Cervantes was the first to accomplish what we all working in humanities try, with only mixed success and within our limited abilities, to do. As another novelist, Milan Kundera, put it: Cervantes sent Don Quixote to tear up the curtains patched together of myths, masks, stereotypes, prejudgments and pre-interpretations, curtains that cover up tightly the world we inhabit and which we struggle to understand — but are bound to struggle in vain as long as the curtain is not raised or torn up.
Don Quixote was not a conqueror — he was conquered. But in his defeat, as Cervantes showed us, he demonstrated that “all we can do in the face of that ineluctable defeat called life is to try to understand it.” This was Miguel de Cervantes’ great, epochal discovery; once made, it can’t be ever forgotten.

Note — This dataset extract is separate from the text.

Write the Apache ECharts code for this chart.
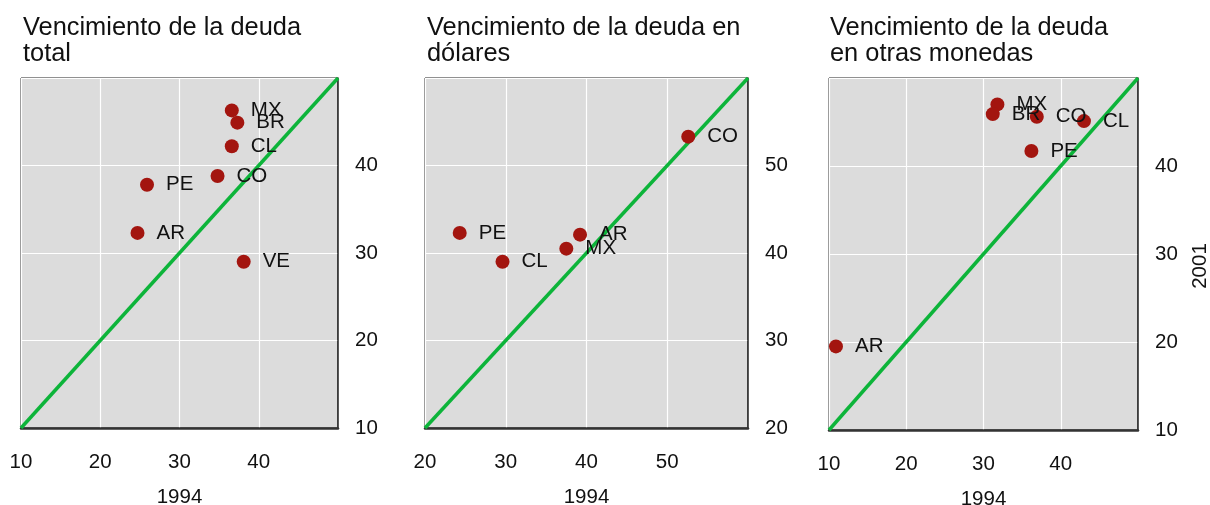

To tear up the curtains, to try to understand life . . . What does this mean?
We, humans, would prefer to inhabit an orderly, clean and transparent world in which good and evil, beauty and ugliness, truth and lie are neatly separated from each other and never mix, so we can be sure how things are, where to go and how to proceed; we dream of a world in which judgements and decision can be made without the arduous labour of understanding. It is of this dream of ours that ideologies are born — those dense curtains that stop looking short of seeing.
It is to this incapacitating inclination of ours that Etienne de la Boetie gave the name of ‘voluntary servitude.’
And it was the trail out and away from that servitude that Cervantes blazed for us to follow — by presenting the world in all its naked, uncomfortable yet liberating, reality: reality of the multitude of meanings and irreparable shortage of absolute truths. It is in such a world, in a world in which the sole certainty is the certainty of uncertainty, that we are bound to attempt, ever again and each time inconclusively, to understand ourselves and each other, to communicate, and so live with each other and for each other.